A jury in Baca’s first trial could not reach verdicts and a mistrial was declared in December.

In closing arguments Monday at the second trial, Assistant U.S. Attorney Lizabeth Rhodes said “when defendant Baca learned the FBI and a federal grand jury was investigating, he obstructed and when he learned the FBI has turned its focus on him, he lied.”

Rhodes said the obstruction that led to convictions for many of Baca’s underlings, including his top lieutenant, “started from the top and went all the way down.”

Defense attorney Nathan Hochman told jurors they heard “no evidence Sheriff Baca gave orders to obstruct the FBI.”

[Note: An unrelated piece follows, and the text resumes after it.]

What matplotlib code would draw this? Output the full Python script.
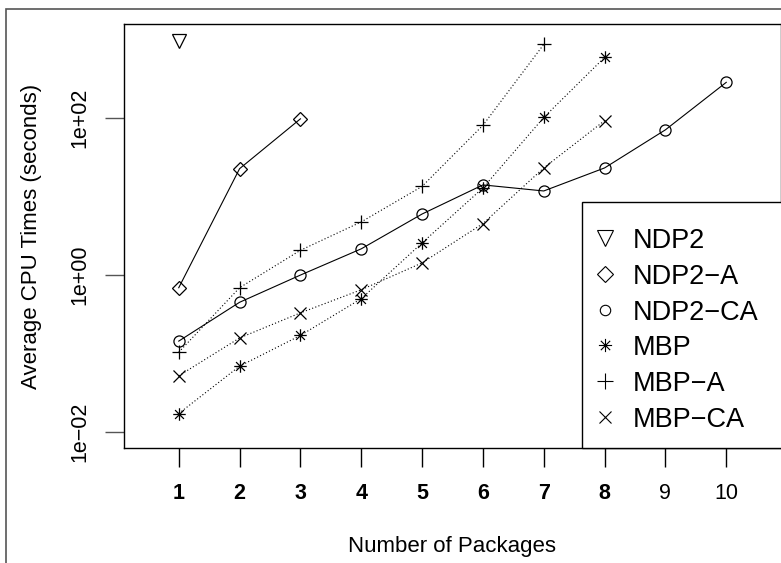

Jurors received instructions then deliberated for about an hour before leaving the courthouse.

As he left court, Baca would only say that he is feeling well and looking forward to the verdict.

If convicted, Baca could face up to 20 years in prison.

Baca was a major national law enforcement figure and a mostly popular sheriff in his 15 years at the head of the nation’s largest sheriff’s department.

He resigned in 2014 as the scandal plagued the jail system.

Prosecutors say the Sheriff’s Department, which runs the county jail system, tried to derail the FBI probe after jail guards discovered an inmate with a contraband cellphone was acting as an FBI informant.

An undercover FBI agent had bribed a guard to give the phone to the inmate so he could stay in touch with the FBI and shoot photos and video of beatings.

Hochman said Baca thought the FBI committed a crime when agents had the cellphone smuggled to the inmate informant. He said Baca believed the inmate was being moved and having his name changed in the computer for safety reasons.

Hochman also said the former sheriff didn’t willfully lie to federal authorities about the case in 2013, as prosecutors allege.